Synthesis of Research / Reading Comprehension: What Works

To set the stage for students to succeed at reading, teachers can supply ample time for text reading, direct strategy instruction, and opportunities for collaboration and discussion.

Perhaps the most sweeping changes in reading instruction in the last 15 years are in the area of comprehension. Once thought of as the natural result of decoding plus oral language, comprehension is now viewed as a much more complex process involving knowledge, experience, thinking, and teaching. It depends heavily on knowledge—both about the world at large and the worlds of language and print. Comprehension inherently involves inferential and evaluative thinking, not just literal reproduction of the author's words. Most important, it can be taught directly.
Two years ago we reviewed the most recent research about comprehension instruction (Pearson and Fielding 1991). Here, we revisit that research, supplementing it with current thinking about reading instruction, and transform the most consistent findings into practical guidelines for teachers.
  • large amounts of time for actual text reading,
  • teacher-directed instruction in comprehension strategies,
  • opportunities for peer and collaborative learning, and
  • occasions for students to talk to a teacher and one another about their responses to reading.
A program with these components will set the stage for students to be interested in and to succeed at reading—providing them the intrinsic motivation for continual learning.

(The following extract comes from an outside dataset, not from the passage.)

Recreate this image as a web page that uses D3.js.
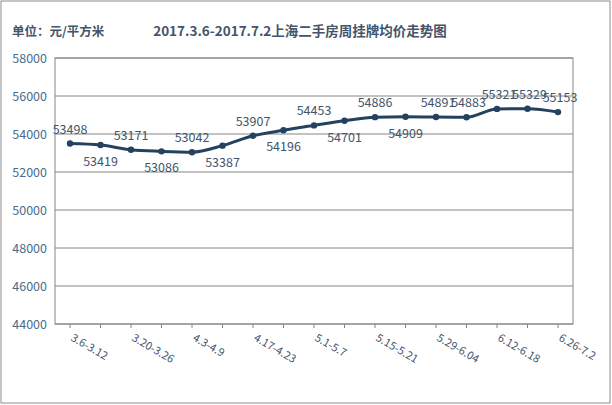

Ample Time for Text Reading

One of the most surprising findings of classroom research of the 1970s and '80s was the small amount of time that children spent actually reading texts. Estimates ranged from 7 to 15 minutes per day from the primary to the intermediate grades (Anderson et al. 1985). Children typically spent more time working on reading skills via workbook-type assignments than putting these skills to work in reading connected texts. The skill time/reading time ratio was typically the highest for children of the lowest reading ability (Allington 1983b). Allocating ample time for actual text reading and ensuring that students are actually engaged in text reading during that time are among teachers' most important tasks in comprehension instruction.
Why is time for text reading important? The first benefit of time for reading is the sheer opportunity to orchestrate the skills and strategies that are important to proficient reading—including comprehension. As in sports and music, practice makes perfect in reading, too.
Second, reading results in the acquisition of new knowledge, which, in turn, fuels the comprehension process. Research of the late 1970s and early '80s consistently revealed a strong reciprocal relationship between prior knowledge and reading comprehension ability. The more one already knows, the more one comprehends; and the more one comprehends, the more one learns new knowledge to enable comprehension of an even greater and broader array of topics and texts.
The first part of this reciprocal relationship was the focus of much research of the last 15 years—developing methods for activating and adding to readers' knowledge base before reading to increase text understanding (Beck et al. 1982, Hansen and Pearson 1983). More recently, researchers have emphasized the second part of the relationship: the role that actual text reading plays in building knowledge. For example, increases in vocabulary and concept knowledge from reading silently (Nagy et al. 1987, Stallman 1991) and from being read to (Elley 1989) have been documented. Further, the positive statistical relationship between amount of time spent reading and reading comprehension (Anderson et al. 1988) may be largely attributable to the knowledge base that grows through text reading.
Recent research has debunked the misconception that only already-able readers can benefit from time spent in actual text reading, while less able readers should spend time on isolated skills instruction and workbook practice (Anderson et al. 1988, Leinhardt et al. 1981). A newer, more compelling argument is that the differing amounts of time teachers give students to read texts accounts for the widening gaps between more able and less able readers throughout the school grades (Allington 1983b, Stanovich 1986).
How much time should be devoted to actual text reading? At present research offers no answers, but we recommend that, of the time set aside for reading instruction, students should have more time to read than the combined total allocated for learning about reading and talking or writing about what has been read.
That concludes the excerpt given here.